The end of 2019 will mark the beginning of the end for PayPoint’s yellow terminal. The move represents the company’s desire to become the tech centre of every store, around its PayPoint One EPoS. CEO Dominic Taylor explains how the change reflects trends in the wider convenience sector

Company CV 

Company PayPoint

Chief executive Dominic Taylor

Profile Former Royal Navy officer and Vodafone director Dominic Taylor joined PayPoint in 1997 and rapidly progressed from retail director to chief executive. 

Latest news Customers indebted to struggling rent-to-own retailer BrightHouse can now make payments through PayPoint stores following a deal between the two firms.

RN How will independent retailers fare in the ever-changing convenience model? 

DT Change in convenience has been dramatic and presents a challenge for everyone, whether
it’s shopkeepers, producers or the supply chain. The model is adapting and we all have roles to play.

Consumers are buying more online and the high street is in decline because of that. But I believe one thing that is certain to remain is the local shop. Whether it will look like a local shop today is a subject of debate, but it’s important to remember that it is able to do everything the online shop cannot. 

This is both frightening and exciting for retailers, but PayPoint is uniquely positioned to build
a system that works for retailers and can cater for this change. We see ourselves being a key stakeholder with a real desire to make a difference and enable retailers to achieve. 

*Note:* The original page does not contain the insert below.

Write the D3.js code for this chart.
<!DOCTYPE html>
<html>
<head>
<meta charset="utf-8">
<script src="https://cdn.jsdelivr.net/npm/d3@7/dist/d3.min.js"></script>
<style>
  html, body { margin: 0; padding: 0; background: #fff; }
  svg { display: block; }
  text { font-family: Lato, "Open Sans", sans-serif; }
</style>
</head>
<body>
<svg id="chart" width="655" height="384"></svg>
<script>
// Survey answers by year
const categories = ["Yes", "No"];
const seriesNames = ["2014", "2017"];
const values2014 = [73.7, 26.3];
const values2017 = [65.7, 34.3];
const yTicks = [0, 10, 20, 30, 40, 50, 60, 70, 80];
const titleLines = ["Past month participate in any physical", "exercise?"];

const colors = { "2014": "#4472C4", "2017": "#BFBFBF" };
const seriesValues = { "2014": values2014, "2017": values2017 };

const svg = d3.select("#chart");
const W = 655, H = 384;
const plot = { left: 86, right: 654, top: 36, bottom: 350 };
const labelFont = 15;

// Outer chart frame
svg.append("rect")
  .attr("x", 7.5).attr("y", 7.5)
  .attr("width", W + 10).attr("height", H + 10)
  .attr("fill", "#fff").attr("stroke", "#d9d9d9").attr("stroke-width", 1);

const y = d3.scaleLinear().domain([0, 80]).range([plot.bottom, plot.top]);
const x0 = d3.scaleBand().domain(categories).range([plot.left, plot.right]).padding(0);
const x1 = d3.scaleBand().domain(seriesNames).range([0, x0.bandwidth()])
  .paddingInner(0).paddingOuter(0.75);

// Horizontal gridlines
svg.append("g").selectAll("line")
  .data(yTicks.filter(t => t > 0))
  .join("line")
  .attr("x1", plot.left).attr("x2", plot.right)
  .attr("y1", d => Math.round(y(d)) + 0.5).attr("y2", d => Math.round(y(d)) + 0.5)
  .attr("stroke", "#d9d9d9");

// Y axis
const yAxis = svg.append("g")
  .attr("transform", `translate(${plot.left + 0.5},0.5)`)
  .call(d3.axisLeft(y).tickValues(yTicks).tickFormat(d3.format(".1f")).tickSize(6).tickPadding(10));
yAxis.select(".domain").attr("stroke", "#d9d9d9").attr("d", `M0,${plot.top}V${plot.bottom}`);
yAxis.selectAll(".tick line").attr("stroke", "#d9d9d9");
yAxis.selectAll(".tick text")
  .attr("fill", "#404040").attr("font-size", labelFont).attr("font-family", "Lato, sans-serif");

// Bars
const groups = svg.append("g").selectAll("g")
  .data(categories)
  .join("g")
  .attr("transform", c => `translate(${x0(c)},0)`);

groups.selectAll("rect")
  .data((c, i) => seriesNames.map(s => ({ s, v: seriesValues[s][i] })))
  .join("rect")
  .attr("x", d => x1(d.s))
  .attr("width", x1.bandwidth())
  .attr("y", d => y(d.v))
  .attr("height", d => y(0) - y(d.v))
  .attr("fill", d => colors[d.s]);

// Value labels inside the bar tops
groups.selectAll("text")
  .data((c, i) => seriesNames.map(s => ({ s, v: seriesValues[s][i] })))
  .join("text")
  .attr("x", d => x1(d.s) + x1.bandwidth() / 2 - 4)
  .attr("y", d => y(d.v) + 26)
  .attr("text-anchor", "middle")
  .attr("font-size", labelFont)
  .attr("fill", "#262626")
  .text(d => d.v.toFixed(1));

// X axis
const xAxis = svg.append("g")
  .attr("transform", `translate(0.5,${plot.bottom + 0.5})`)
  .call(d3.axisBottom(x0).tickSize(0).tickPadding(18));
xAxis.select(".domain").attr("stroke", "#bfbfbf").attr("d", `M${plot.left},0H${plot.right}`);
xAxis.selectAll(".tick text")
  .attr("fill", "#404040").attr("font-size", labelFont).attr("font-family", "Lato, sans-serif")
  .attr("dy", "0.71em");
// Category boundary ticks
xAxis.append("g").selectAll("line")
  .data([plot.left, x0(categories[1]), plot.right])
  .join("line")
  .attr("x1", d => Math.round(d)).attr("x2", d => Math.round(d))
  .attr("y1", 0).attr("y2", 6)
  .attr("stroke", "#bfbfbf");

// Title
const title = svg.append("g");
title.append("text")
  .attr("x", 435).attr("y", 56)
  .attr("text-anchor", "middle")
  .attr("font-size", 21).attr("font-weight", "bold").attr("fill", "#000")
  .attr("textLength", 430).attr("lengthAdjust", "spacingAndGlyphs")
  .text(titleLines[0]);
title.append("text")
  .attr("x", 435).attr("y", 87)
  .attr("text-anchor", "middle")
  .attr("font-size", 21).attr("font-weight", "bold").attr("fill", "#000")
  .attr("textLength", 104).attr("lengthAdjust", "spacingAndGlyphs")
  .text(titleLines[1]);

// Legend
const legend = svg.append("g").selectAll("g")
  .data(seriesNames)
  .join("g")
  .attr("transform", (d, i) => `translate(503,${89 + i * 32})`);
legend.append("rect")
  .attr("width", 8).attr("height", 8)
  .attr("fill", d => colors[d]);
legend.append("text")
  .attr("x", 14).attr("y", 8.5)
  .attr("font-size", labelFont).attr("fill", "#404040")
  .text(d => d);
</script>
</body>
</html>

RN Do you believe PayPoint’s agreements with challenger payment brands help offset mobile and utility transaction decline?

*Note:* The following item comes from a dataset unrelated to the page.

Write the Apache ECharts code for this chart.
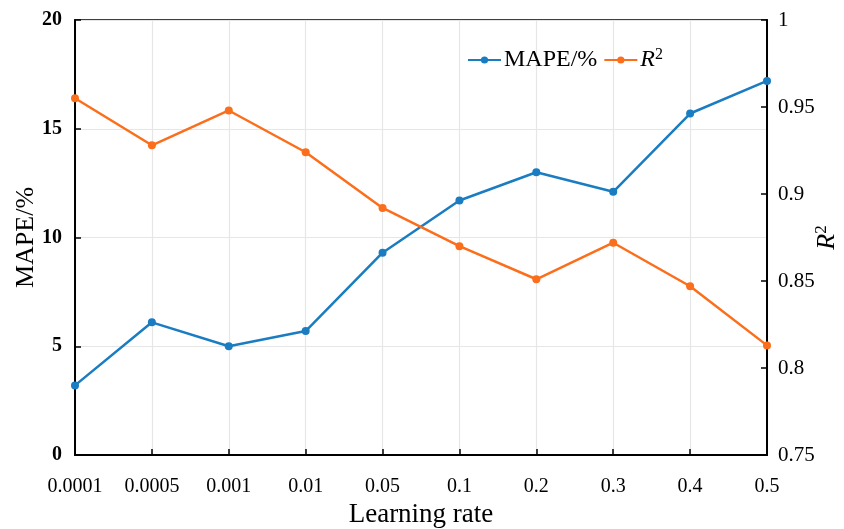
<!DOCTYPE html>
<html><head><meta charset="utf-8">
<script src="https://cdn.jsdelivr.net/npm/echarts@6/dist/echarts.min.js"></script>
<style>html,body{margin:0;padding:0;background:#fff}#c{width:844px;height:529px}</style>
</head><body><div id="c"></div>
<script>
const categories = ['0.0001','0.0005','0.001','0.01','0.05','0.1','0.2','0.3','0.4','0.5'];
const mape = [3.2, 6.1, 5.0, 5.7, 9.3, 11.7, 13.0, 12.1, 15.7, 17.2];
const r2 = [0.955, 0.928, 0.948, 0.924, 0.892, 0.870, 0.851, 0.872, 0.847, 0.813];
const FONT = 'Liberation Serif';
const chart = echarts.init(document.getElementById('c'));
chart.setOption({
  animation: false,
  textStyle: {fontFamily: FONT},
  grid: {left: 75, right: 77, top: 20, bottom: 74, show: true, borderColor: '#000', borderWidth: 1.5,
         outerBoundsMode: 'none', containLabel: false},
  legend: {
    top: 42, left: 462, itemGap: 6, itemWidth: 33, itemHeight: 9,
    data: [
      {name: 'MAPE/%'},
      {name: 'R2'}
    ],
    formatter: function (n) { return n === 'R2' ? '{i|R}{s|2}' : n; },
    textStyle: {fontFamily: FONT, fontSize: 24, color: '#000', padding: [0, 0, 0, -2],
      rich: {i: {fontFamily: FONT, fontSize: 24, fontStyle: 'italic', color: '#000'},
             s: {fontFamily: FONT, fontSize: 16, color: '#000', verticalAlign: 'top', padding: [0,0,10,0]}}}
  },
  xAxis: {
    type: 'category', data: categories, boundaryGap: false,
    name: 'Learning rate', nameLocation: 'middle', nameGap: 46, nameMoveOverlap: false,
    nameTextStyle: {fontFamily: FONT, fontSize: 27, color: '#000'},
    axisLine: {lineStyle: {color: '#000', width: 2}},
    axisTick: {inside: true, length: 6, lineStyle: {color: '#000', width: 1.5}},
    axisLabel: {fontFamily: FONT, fontSize: 20, color: '#000', margin: 22},
    splitLine: {show: true, lineStyle: {color: '#e6e6e6', width: 1.2}}
  },
  yAxis: [
    {
      type: 'value', min: 0, max: 20, interval: 5, position: 'left',
      name: 'MAPE/%', nameLocation: 'middle', nameGap: 36, nameRotate: 90, nameMoveOverlap: false,
      nameTextStyle: {fontFamily: FONT, fontSize: 26, color: '#000'},
      axisLine: {show: true, lineStyle: {color: '#000', width: 2}},
      axisTick: {show: true, inside: true, length: 6, lineStyle: {color: '#000', width: 1.5}},
      axisLabel: {fontFamily: FONT, fontSize: 20, color: '#000', margin: 13, fontWeight: 'bold'},
      splitLine: {show: true, lineStyle: {color: '#e6e6e6', width: 1.2}}
    },
    {
      type: 'value', min: 0.75, max: 1, interval: 0.05, position: 'right',
      name: '{i|R}{s|2}', nameLocation: 'middle', nameGap: 46, nameRotate: 90, nameMoveOverlap: false,
      nameTextStyle: {fontFamily: FONT, fontSize: 26, color: '#000',
        rich: {i: {fontFamily: FONT, fontSize: 26, fontStyle: 'italic', color: '#000'},
               s: {fontFamily: FONT, fontSize: 17, color: '#000', verticalAlign: 'top', padding: [0,0,11,0]}}},
      axisLine: {show: true, lineStyle: {color: '#000', width: 2}},
      axisTick: {show: true, inside: true, length: 6, lineStyle: {color: '#000', width: 1.5}},
      axisLabel: {fontFamily: FONT, fontSize: 21, color: '#000', margin: 11,
        formatter: function (v) { return String(parseFloat(v.toFixed(2))); }},
      splitLine: {show: false}
    }
  ],
  series: [
    {name: 'MAPE/%', type: 'line', yAxisIndex: 0, data: mape,
     symbol: 'circle', symbolSize: 8, lineStyle: {color: '#1a7cc1', width: 2.5}, itemStyle: {color: '#1a7cc1'}},
    {name: 'R2', type: 'line', yAxisIndex: 1, data: r2,
     symbol: 'circle', symbolSize: 8, lineStyle: {color: '#fb6f1c', width: 2.5}, itemStyle: {color: '#fb6f1c'}}
  ]
});
</script></body></html>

DT I do, but this is always difficult to predict. It depends on companies like us working hard to make those services available and the desire of retailers to get behind them. We’re bringing in things like Monzo and digital banking. Elsewhere, we’re  trying more experimental ideas to give customers more reasons to visit local shops, such as a trial with Link, which offers over-the-counter cash and pays the retailer a fee for the deployment of cash. 

We are simply trying to facilitate a better consumer solution to provide continued access to cash through a lower-cost mechanism, but some retailers will gravitate towards this and others not so much. However, I hope all of them do.  

RN Do you see the UK convenience market following the US and others that focus heavily on gift cards?

DT The UK market is different to the US in that its prepaid cards are a lot more prevalent in the UK. US gift card companies have chucked tons of money at the multiples, trying to get it to take off, which the multiples were more than happy to take, but it hasn’t achieved what they were expecting. 

Where we do see changing gift card behaviour is in e-money things like Amazon Cash and gaming vouchers. It is very spiky and sales are closely linked to game releases and purchasing. For instance, Boxing Day saw a large increase.

RN There are now more than 12,000 stores using PayPoint One. Do you believe it will be more challenging to covert the remaining users?

DT We have been really pleased with the roll-out so far, but the honest answer is I don’t know. I am an eternal optimist by nature and I’d like to think that the way we are evolving the service and communicating the benefits retailers can receive will make the tail end relatively small. 

RN The parcel market is competitive and PayPoint’s parcel volumes declined in 2018. What is your strategy in taking back market share from your rivals, such as myHermes? 

DT We don’t see ourselves as being in competition with myHermes. We’re open to all carriers now
and we want to sign them up to deliver more volume to retailers. As we start to build partnerships,
we can start to offer something more competitive. 

It’s not about us being separate. Why doesn’t myHermes submit an application to use our terminal? They could then deliver parcels to our stores, too. You would expect us to be talking to other carriers and we have been, but it’s just a question of time before we pick up more partners. Some carriers are very progressive and others aren’t. One of our main challenges as a business is that we had a joint venture where we married one carrier and the industry is aware of that. 

All I care about is trying to aggregate these types of services for local shops. I see this as an opportunity to provide – we have already got the kit there, so let’s clean up the counter and share carriers.